A question on the safety of using this new logic:
Can the "real" changeset ever contain additional changes beyond the one it's sourced from? I've only seen cases so far where the source might have additional changes, but that case is fine (we would process the source changeset separately if it was also part of the outgoing history). It would only be if the "real" one had more changes in it, in which case we would have to figure out how to use the "real" timestamp for the additional parts (instead of the source's timestamp).
One answer
I'd like to start by pointing out one thing; when a change set was created due to 'gaps', or if it has 'source change sets' (per the API you mentioned), this is usually an indication of 'parallel streams' or 'branches' if you will. So the whole talk about which is the 'real' change set, or the 'latest' change set doesn't really make sense, as the answer might be relative to which stream you are talking about.
Ex: I do a fix in CS1 the 'main stream', but realize I need to backport that change set to a 'maintenance' stream, so I try to accept/deliver that change set to the 'maintenance stream', but it says I cannot due to gaps (as normally expected), so I use the Gap editor and hand-craft what I would consider a 'semantically equivalent' change set CS1Prime that is applicable to the 'maintenance stream' context.
It is possible for the CS1 and CS1Prime to contain different files in the change sets; ex: CS1 could have more files, or CS1Prime could have more files, and this could happen because their 'fixes' were applied to different streams, which may have had slightly different 'requirements' for applying the same semantic fix. Also the actual files in CS1 and CS1Prime could be at different states/versions (which is normally the case actually), and even the 'fix content' (i.e. the file diff) for a specific file may differ (i.e. it may have been required to do something slightly different in the maintenance stream to apply the same semantic fix that the one in the 'main stream did).
Comments
Well, bear in mind that the list of changesets that we gather is specific to a single workspace or stream. For example, we get the current outgoing history (relative to another given stream, e.g. a specific outgoing flow target) for that workspace/stream, and then filter the list of changesets down to just the ones that are linked to work item(s) which the user wants to build/compile. So one work item might have an older change to a given part, while another work item might have a newer change, and the user wishes to include both work items in the build...and so we must determine the newest change to that part.

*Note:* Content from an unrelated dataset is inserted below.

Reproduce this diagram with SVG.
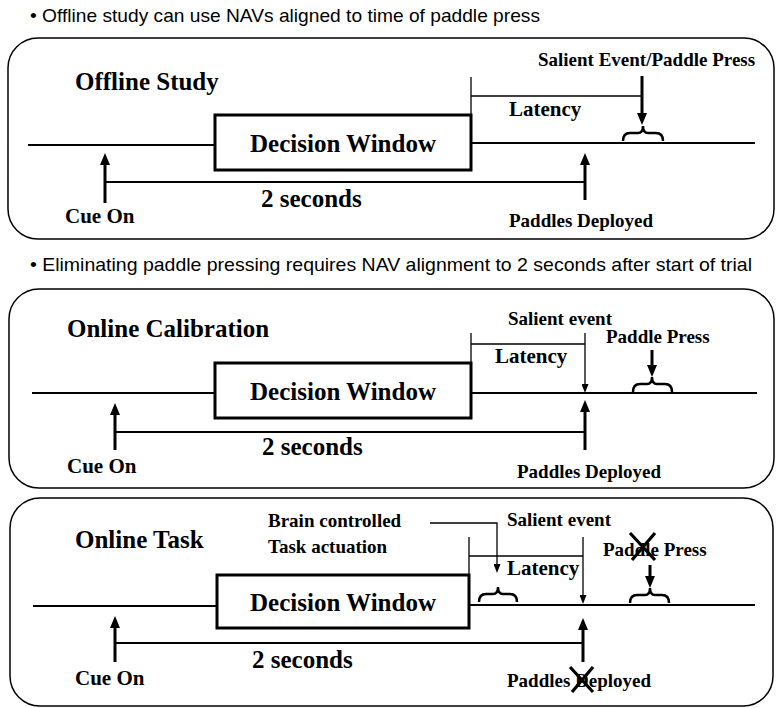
<svg xmlns="http://www.w3.org/2000/svg" width="777" height="708" viewBox="0 0 777 708">
  <style>
    .panel { fill: none; stroke: #000; stroke-width: 1.5; }
    .box { fill: #fff; stroke: #000; stroke-width: 3; }
    .ln { fill: none; stroke: #000; stroke-width: 2; }
    .thin { fill: none; stroke: #000; stroke-width: 1.3; }
    .thick { fill: none; stroke: #000; stroke-width: 3; }
    .brace { fill: none; stroke: #000; stroke-width: 2.5; }
    .cross { stroke: #000; stroke-width: 3.2; }
    text.serif { font-family: "Liberation Serif", "Times New Roman", serif; font-weight: bold; fill: #000; }
    .title { font-size: 25px; }
    .big { font-size: 25px; }
    .mid { font-size: 21px; }
    .sm { font-size: 19px; }
    text.bullet { font-family: "Liberation Sans", Arial, sans-serif; font-size: 19px; fill: #000; }
  </style>
  <defs>
    <marker id="headThick" viewBox="0 0 12 10" refX="3" refY="5" markerWidth="12" markerHeight="10" markerUnits="userSpaceOnUse" orient="auto">
      <path d="M0,0 L12,5 L0,10 z" fill="#000"/>
    </marker>
    <marker id="headThin" viewBox="0 0 9 7" refX="2" refY="3.5" markerWidth="9" markerHeight="7" markerUnits="userSpaceOnUse" orient="auto">
      <path d="M0,0 L9,3.5 L0,7 z" fill="#000"/>
    </marker>
  </defs>

  <!-- bullet notes -->
  <text class="bullet" x="30" y="22" textLength="510" lengthAdjust="spacingAndGlyphs">• Offline study can use NAVs aligned to time of paddle press</text>
  <text class="bullet" x="30" y="271" textLength="722" lengthAdjust="spacingAndGlyphs">• Eliminating paddle pressing requires NAV alignment to 2 seconds after start of trial</text>

  <!-- panel 1: offline study -->
  <g id="offline-study">
    <rect class="panel" x="8" y="38" width="766" height="201" rx="30"/>
    <text class="serif title" x="75" y="90">Offline Study</text>
    <text class="serif sm" x="538" y="66">Salient Event/Paddle Press</text>
    <text class="serif mid" x="509" y="116">Latency</text>
    <text class="serif big" x="261" y="207">2 seconds</text>
    <text class="serif mid" x="65" y="223">Cue On</text>
    <text class="serif sm" x="509" y="227">Paddles Deployed</text>
  </g>
  <g id="offline-window">
    <rect class="box" x="215" y="115" width="256" height="55"/>
    <text class="serif big" x="343" y="152" text-anchor="middle">Decision Window</text>
  </g>

  <!-- panel 2: online calibration -->
  <g id="online-calibration">
    <rect class="panel" x="9" y="289" width="765" height="199" rx="30"/>
    <text class="serif title" x="67" y="337">Online Calibration</text>
    <text class="serif sm" x="508" y="325">Salient event</text>
    <text class="serif sm" x="606" y="343">Paddle Press</text>
    <text class="serif mid" x="495" y="363">Latency</text>
    <text class="serif big" x="262" y="455">2 seconds</text>
    <text class="serif mid" x="67" y="473">Cue On</text>
    <text class="serif sm" x="517" y="478">Paddles Deployed</text>
  </g>
  <g id="calibration-window">
    <rect class="box" x="215" y="363" width="256" height="55"/>
    <text class="serif big" x="343" y="400" text-anchor="middle">Decision Window</text>
  </g>

  <!-- panel 3: online task -->
  <g id="online-task">
    <rect class="panel" x="10" y="498" width="763" height="208" rx="30"/>
    <text class="serif title" x="75" y="548">Online Task</text>
    <text class="serif sm" x="268" y="527">Brain controlled</text>
    <text class="serif sm" x="268" y="553">Task actuation</text>
    <text class="serif sm" x="507" y="526">Salient event</text>
    <text class="serif mid" x="507" y="575">Latency</text>
    <text class="serif sm" x="603" y="556">Paddle Press</text>
    <text class="serif big" x="252" y="668">2 seconds</text>
    <text class="serif mid" x="75" y="685">Cue On</text>
    <text class="serif sm" x="507" y="687">Paddles Deployed</text>
    <!-- crossed-out paddle events -->
    <line class="cross" x1="630" y1="533" x2="655" y2="560"/>
    <line class="cross" x1="655" y1="533" x2="632" y2="560"/>
    <line class="cross" x1="570" y1="667" x2="593" y2="692"/>
    <line class="cross" x1="593" y1="667" x2="572" y2="692"/>
  </g>
  <g id="task-window">
    <rect class="box" x="217" y="575" width="252" height="53"/>
    <text class="serif big" x="343" y="611" text-anchor="middle">Decision Window</text>
  </g>

  <g id="connectors">
    <!-- panel 1 -->
    <line class="ln" x1="28" y1="145" x2="215" y2="145"/>
    <line class="ln" x1="471" y1="143" x2="755" y2="143"/>
    <line class="thin" x1="471" y1="77" x2="471" y2="115"/>
    <line class="thin" x1="471" y1="96" x2="642" y2="96"/>
    <line class="thick" x1="642" y1="76" x2="642" y2="116" marker-end="url(#headThick)"/>
    <path class="brace" d="M623,141 Q623,133 630,133 L638,133 Q643,133 643,126 Q643,133 648,133 L656,133 Q663,133 663,141"/>
    <line class="thick" x1="105" y1="203" x2="105" y2="162" marker-end="url(#headThick)"/>
    <line class="ln" x1="105" y1="182" x2="585" y2="182"/>
    <line class="thick" x1="585" y1="200" x2="585" y2="162" marker-end="url(#headThick)"/>

    <!-- panel 2 -->
    <line class="ln" x1="32" y1="393" x2="215" y2="393"/>
    <line class="ln" x1="471" y1="393" x2="757" y2="393"/>
    <line class="thin" x1="471" y1="333" x2="471" y2="363"/>
    <line class="thin" x1="471" y1="344" x2="585" y2="344"/>
    <line class="thin" x1="585" y1="333" x2="585" y2="386" marker-end="url(#headThin)"/>
    <line class="thick" x1="652" y1="350" x2="652" y2="368" marker-end="url(#headThick)"/>
    <path class="brace" d="M633,392 Q633,384 640,384 L647,384 Q652,384 652,377 Q652,384 657,384 L665,384 Q672,384 672,392"/>
    <line class="thick" x1="115" y1="450" x2="115" y2="412" marker-end="url(#headThick)"/>
    <line class="ln" x1="115" y1="432" x2="585" y2="432"/>
    <line class="thick" x1="585" y1="450" x2="585" y2="409" marker-end="url(#headThick)"/>

    <!-- panel 3 -->
    <line class="ln" x1="33" y1="606" x2="217" y2="606"/>
    <line class="ln" x1="469" y1="605" x2="755" y2="605"/>
    <polyline class="thin" points="430,523 497,523 497,566" marker-end="url(#headThin)"/>
    <path class="brace" d="M479,602 Q479,594 486,594 L493,594 Q498,594 498,587 Q498,594 503,594 L510,594 Q517,594 517,602"/>
    <line class="thin" x1="469" y1="537" x2="469" y2="575"/>
    <line class="thin" x1="469" y1="556" x2="583" y2="556"/>
    <line class="thin" x1="583" y1="537" x2="583" y2="597" marker-end="url(#headThin)"/>
    <line class="thick" x1="650" y1="565" x2="650" y2="579" marker-end="url(#headThick)"/>
    <path class="brace" d="M630,603 Q630,595 637,595 L645,595 Q650,595 650,588 Q650,595 655,595 L662,595 Q669,595 669,603"/>
    <line class="thick" x1="115" y1="662" x2="115" y2="625" marker-end="url(#headThick)"/>
    <line class="ln" x1="115" y1="643" x2="583" y2="643"/>
    <line class="thick" x1="583" y1="662" x2="583" y2="627" marker-end="url(#headThick)"/>
  </g>
</svg>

To date, we have always done that by using the changeset timestamp to make that determination, since the file's timestamp and version are both completely unreliable for that purpose.
As we recently discovered, one or more of the changesets might be sourced/ported (the source appears in the Pending Changes view inside the "actual" changeset, mixed in among the work items it's linked to, but with the delta/changeset icon) and that the timestamp of the "actual" changeset (contained directly in the source workspace/stream) timestamp was not correct in terms of determining the newest version of the part (the "actual" changeset was fairly new, presumably the time it was ported over, but its content was in effect just the sourced changeset, which was rather old...so we picked the change from the "actual" changeset when we should have it taken from another unsourced changeset that was newer than the first changeset's source). So, we had to use the Source/OriginalChangeSet in order to make the right timestamp comparison.

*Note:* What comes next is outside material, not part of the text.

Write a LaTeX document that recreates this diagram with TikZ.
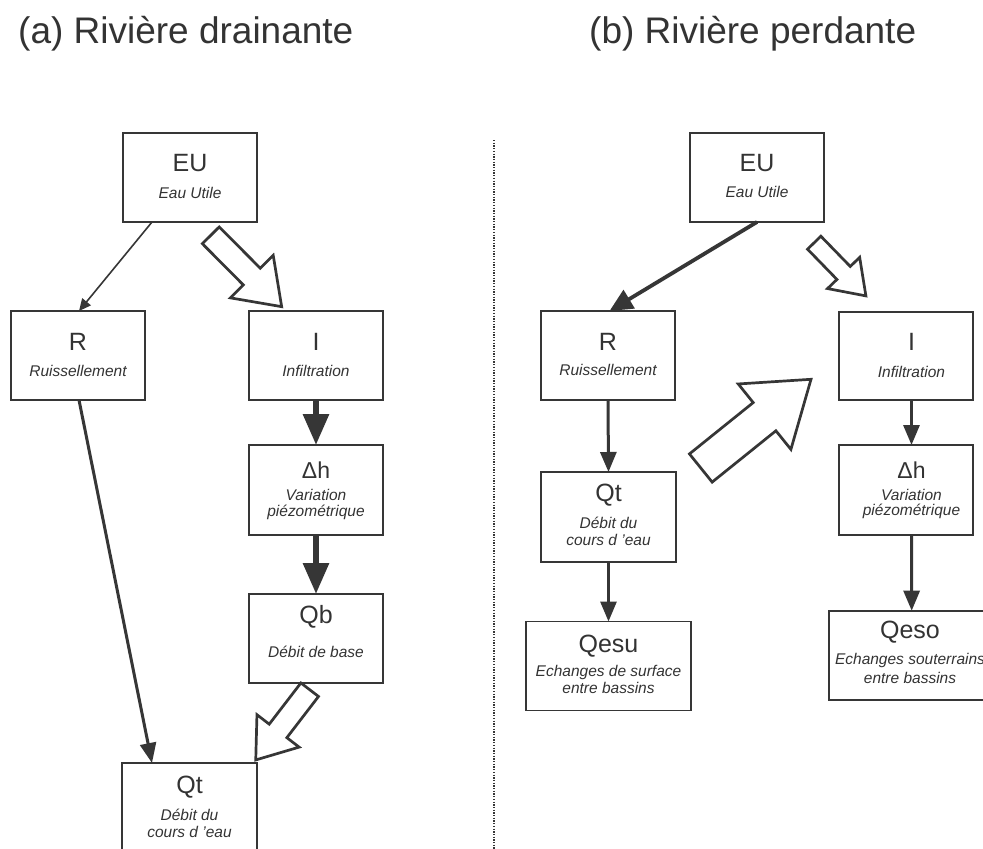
\documentclass[tikz,border=0pt]{standalone}
\usepackage{fontspec}
\setmainfont{Liberation Sans}
\usetikzlibrary{arrows.meta,calc}
\definecolor{ink}{HTML}{333333}
\definecolor{edge}{HTML}{363636}
\newcommand\hollowarrow[5]{%
  \pgfpointdiff{\pgfpointanchor{#1}{center}}{\pgfpointanchor{#2}{center}}%
  \pgfgetlastxy{\hollowdx}{\hollowdy}%
  \pgfmathsetmacro\hollowang{atan2(\hollowdy,\hollowdx)}%
  \pgfmathsetmacro\hollowlen{veclen(\hollowdx,\hollowdy)}%
  \begin{scope}[shift={(#1)},rotate=\hollowang]
    \draw[hollow] (0,-#3) -- ({\hollowlen-#5},-#3) -- ({\hollowlen-#5},-#4) -- (\hollowlen,0)
      -- ({\hollowlen-#5},#4) -- ({\hollowlen-#5},#3) -- (0,#3) -- cycle;
  \end{scope}}
\begin{document}
\begin{tikzpicture}[x=1pt,y=-1pt,
  box/.style={draw=edge,line width=1.7pt,fill=white,minimum width=134pt,minimum height=89pt,
    anchor=north west,inner sep=0pt,outer sep=0pt},
  big/.style={font=\fontsize{25}{30}\selectfont,text=ink,anchor=base,inner sep=0pt},
  mid/.style={font=\fontsize{23}{28}\selectfont,text=ink,anchor=base,inner sep=0pt},
  sub/.style={font=\fontsize{15.5}{18}\selectfont\itshape,text=ink,anchor=base,inner sep=0pt},
  ttl/.style={font=\fontsize{37}{44}\selectfont,text=ink,anchor=base west,inner sep=0pt},
  hollow/.style={draw=edge,line width=2.7pt,fill=white,line join=miter},
  thinarr/.style={draw=edge,line width=1.6pt,-{Triangle[length=12pt,width=11pt]}},
  medarr/.style={draw=edge,line width=3pt,-{Triangle[length=20pt,width=16pt]}},
  rarr/.style={draw=edge,line width=3.8pt,-{Triangle[length=23pt,width=21pt]}},
  fatarr/.style={draw=edge,line width=6pt,-{Triangle[length=31pt,width=25pt]}},
  sep/.style={draw=edge,line width=1.5pt,dash pattern=on 1.3pt off 1.4pt}]
\useasboundingbox (0,0) rectangle (983,849);
\fill[white] (0,0) rectangle (983,849);

% titles
\node[ttl] (ta) at (18,43.3) {(a) Rivière drainante};
\node[ttl] (tb) at (589,43.3) {(b) Rivière perdante};

% separator
\coordinate (dTop) at (494,140);
\coordinate (dBot) at (494,849);
\draw[sep] (dTop) -- (dBot);

% ---------- left panel ----------
\node[box] (EUa) at (123,133) {};
\node[big] (EUa1) at ($(EUa.north)+(0,38.7)$) {EU};
\node[sub] (EUa2) at ($(EUa.north)+(0,65.3)$) {Eau Utile};

\node[box] (Ra) at (11,311) {};
\node[big] (Ra1) at ($(Ra.north)+(0,39)$) {R};
\node[sub] (Ra2) at ($(Ra.north)+(0,65.7)$) {Ruissellement};

\node[box] (Ia) at (249,311) {};
\node[big] (Ia1) at ($(Ia.north)+(0,39)$) {I};
\node[sub] (Ia2) at ($(Ia.north)+(0,65.7)$) {Infiltration};

\node[box,minimum height=90pt] (dha) at (249,445) {};
\node[mid] (dha1) at ($(dha.north)+(0,33.3)$) {Δh};
\node[sub] (dha2) at ($(dha.north)+(0,55.7)$) {Variation};
\node[sub] (dha3) at ($(dha.north)+(0,71)$) {piézométrique};

\node[box] (Qba) at (249,594) {};
\node[big] (Qba1) at ($(Qba.north)+(0,29.3)$) {Qb};
\node[sub] (Qba2) at ($(Qba.north)+(0,63)$) {Débit de base};

\node[box,minimum width=135pt] (Qta) at (122,763) {};
\node[big] (Qta1) at ($(Qta.north)+(0,30.3)$) {Qt};
\node[sub] (Qta2) at ($(Qta.north)+(0,57)$) {Débit du};
\node[sub] (Qta3) at ($(Qta.north)+(0,74.7)$) {cours d 'eau};

\draw[thinarr] ([xshift=29pt]EUa.south west) -- ([xshift=68pt]Ra.north west);
\draw[medarr] ([xshift=68pt]Ra.south west) -- ([xshift=30pt]Qta.north west);
\draw[fatarr] (Ia.south) -- (dha.north);
\draw[fatarr] (dha.south) -- (Qba.north);

\coordinate (hA1) at (210.8,235.3);
\coordinate (hA2) at (281.7,306.7);
\hollowarrow{hA1}{hA2}{11.9}{30.2}{42.4}
\coordinate (hB1) at (309.7,689.7);
\coordinate (hB2) at (255.7,760);
\hollowarrow{hB1}{hB2}{11.1}{26.6}{36.6}

% ---------- right panel ----------
\node[box] (EUb) at (690,133) {};
\node[big] (EUb1) at ($(EUb.north)+(0,38.7)$) {EU};
\node[sub] (EUb2) at ($(EUb.north)+(0,64.7)$) {Eau Utile};

\node[box] (Rb) at (541,311) {};
\node[big] (Rb1) at ($(Rb.north)+(0,39)$) {R};
\node[sub] (Rb2) at ($(Rb.north)+(0,64.7)$) {Ruissellement};

\node[box,minimum height=88pt] (Ib) at (839,312) {};
\node[big] (Ib1) at ($(Ib.north)+(5.5,38.3)$) {I};
\node[sub] (Ib2) at ($(Ib.north)+(5.5,65)$) {Infiltration};

\node[box,minimum height=90pt] (dhb) at (839,445) {};
\node[mid] (dhb1) at ($(dhb.north)+(5.5,33.3)$) {Δh};
\node[sub] (dhb2) at ($(dhb.north)+(5.5,55)$) {Variation};
\node[sub] (dhb3) at ($(dhb.north)+(5.5,70.5)$) {piézométrique};

\node[box,minimum width=135pt,minimum height=90pt] (Qtb) at (541,472) {};
\node[big] (Qtb1) at ($(Qtb.north)+(0,29.7)$) {Qt};
\node[sub] (Qtb2) at ($(Qtb.north)+(0,56.3)$) {Débit du};
\node[sub] (Qtb3) at ($(Qtb.north)+(0,73.7)$) {cours d 'eau};

\node[box,minimum width=165pt] (Qesu) at (526,621.5) {};
\node[big] (Qesu1) at ($(Qesu.north)+(0,30.7)$) {Qesu};
\node[sub] (Qesu2) at ($(Qesu.north)+(0,55)$) {Echanges de surface};
\node[sub] (Qesu3) at ($(Qesu.north)+(0,71.7)$) {entre bassins};

\node[box,minimum width=162pt] (Qeso) at (829,610.7) {};
\node[big] (Qeso1) at ($(Qeso.north)+(0,27.7)$) {Qeso};
\node[sub] (Qeso2) at ($(Qeso.north)+(0,54)$) {Echanges souterrains};
\node[sub] (Qeso3) at ($(Qeso.north)+(0,72.7)$) {entre bassins};

\draw[rarr] (EUb.south) -- ([xshift=1.5pt]Rb.north);
\draw[medarr] (Rb.south) -- (Qtb.north);
\draw[medarr] (Qtb.south) -- (Qesu.north);
\draw[medarr] ([xshift=5.5pt]Ib.south) -- ([xshift=5.5pt]dhb.north);
\draw[medarr] ([xshift=5.5pt]dhb.south) -- ([xshift=1.7pt]Qeso.north);

\coordinate (hC1) at (814.2,242.7);
\coordinate (hC2) at (866,296);
\hollowarrow{hC1}{hC2}{9.3}{22.4}{32}
\coordinate (hD1) at (700.8,468);
\coordinate (hD2) at (811,379.3);
\hollowarrow{hD1}{hD2}{18.1}{42}{59.6}
\end{tikzpicture}
\end{document}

Hence why I'm curious if this is the best approach given the use case described in the first paragraph. The concern would be in determining which changeset's timestamp a given file within it should be associated, and thus which one (the "actual" changeset or its linked Source) is correct.

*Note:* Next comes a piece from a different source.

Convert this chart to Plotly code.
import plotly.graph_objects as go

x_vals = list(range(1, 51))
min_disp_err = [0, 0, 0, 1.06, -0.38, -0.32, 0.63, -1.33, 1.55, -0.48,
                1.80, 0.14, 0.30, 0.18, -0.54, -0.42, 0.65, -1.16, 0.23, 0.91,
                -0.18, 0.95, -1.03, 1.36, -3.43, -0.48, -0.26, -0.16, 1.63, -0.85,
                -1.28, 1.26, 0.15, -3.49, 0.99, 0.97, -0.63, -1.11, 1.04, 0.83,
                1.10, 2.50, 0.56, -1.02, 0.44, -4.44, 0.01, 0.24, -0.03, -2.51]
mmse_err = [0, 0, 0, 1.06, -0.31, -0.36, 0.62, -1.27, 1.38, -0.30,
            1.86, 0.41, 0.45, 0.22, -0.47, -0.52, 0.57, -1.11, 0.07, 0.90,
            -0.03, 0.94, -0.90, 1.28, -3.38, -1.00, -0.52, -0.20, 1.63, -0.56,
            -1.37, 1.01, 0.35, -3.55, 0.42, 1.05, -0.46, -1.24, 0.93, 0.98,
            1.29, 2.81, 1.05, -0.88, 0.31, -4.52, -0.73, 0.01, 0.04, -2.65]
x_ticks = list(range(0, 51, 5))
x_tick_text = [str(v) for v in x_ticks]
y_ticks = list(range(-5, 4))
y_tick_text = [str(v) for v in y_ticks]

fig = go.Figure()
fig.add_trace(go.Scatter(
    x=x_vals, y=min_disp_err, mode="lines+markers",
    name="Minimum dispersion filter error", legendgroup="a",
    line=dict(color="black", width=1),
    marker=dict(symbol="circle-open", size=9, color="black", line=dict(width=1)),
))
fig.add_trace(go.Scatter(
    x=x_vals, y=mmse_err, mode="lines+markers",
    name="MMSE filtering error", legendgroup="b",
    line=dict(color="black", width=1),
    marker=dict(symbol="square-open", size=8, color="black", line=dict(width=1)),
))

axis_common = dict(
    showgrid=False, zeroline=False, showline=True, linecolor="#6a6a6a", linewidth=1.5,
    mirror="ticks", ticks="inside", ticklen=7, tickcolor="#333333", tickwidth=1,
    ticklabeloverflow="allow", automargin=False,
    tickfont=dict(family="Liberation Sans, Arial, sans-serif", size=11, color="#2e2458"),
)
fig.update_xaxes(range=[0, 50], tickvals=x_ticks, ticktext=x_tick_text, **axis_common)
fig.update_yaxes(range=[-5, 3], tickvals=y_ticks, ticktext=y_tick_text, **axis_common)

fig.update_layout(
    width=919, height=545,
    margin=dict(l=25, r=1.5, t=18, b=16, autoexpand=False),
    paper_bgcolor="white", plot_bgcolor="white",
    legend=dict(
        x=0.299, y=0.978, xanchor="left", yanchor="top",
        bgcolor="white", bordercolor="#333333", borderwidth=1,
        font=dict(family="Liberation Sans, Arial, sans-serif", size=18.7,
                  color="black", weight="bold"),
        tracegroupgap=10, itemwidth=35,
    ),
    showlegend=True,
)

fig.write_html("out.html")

Sorry for splitting across multiple comments; this forum has a surprisingly small maximum length per comment.
In all honesty, I'm having a difficulty understanding the requirements. Hopefully someone else can chime in.
It sounds like you are using the change set mod time (which is basically the date it was closed); but just to point out that this time is not a proper indication of the 'ordered history of change sets in a given stream'. Ex: you could resume a change set from a long time ago, and even though it would be the 'most recent' change set in history, it would have an older mod time. Also, if a change set contains merges, the user could have chosen a 'resolve with mine', or 'resolve with proposed'. I'm not sure if this is what you want to do, but a logical timestamp for 'resolve with mine', would be the 'mine' change set involved in the merge (or the proposed change set, if a resolve with proposed was applied).
I also have doubts about considering the timestamp of a change set in a different stream (if one was a 'backport' or 'original).
You also asked: "Can the "real" changeset ever contain additional changes beyond the one it's sourced from?", the answer was "yes", both can have more or less, depending on how the merge was done.
"Resolve With Mine" is actually the case that originally led us to using the changeset timestamp instead of the file timestamp to make "newest" determination, and that works fine. Because that results in an older file time/version, but a newer changeset time. So to date, the changeset timestamp has been very reliable, and was recommended by RTC SCM developers in the past. It's only this "sourced" use case (which I'd never seen/heard of before) that has led to an amendment of the logic.
Regardless, the changeset timestamp does seem to be the only way RTC offers to determine the newest file change given two random changesets in a stream. That's really the distillation of the requirement. Given any two random changesets A and B from a stream/workspace's outgoing history, and both contain a change for file foo.c, which version of file foo.c is newer?
Comments
Ernest Crvich
Feb 05 '18, 3:03 p.m.bump
Anyone on the RTC SCM dev team willing to comment?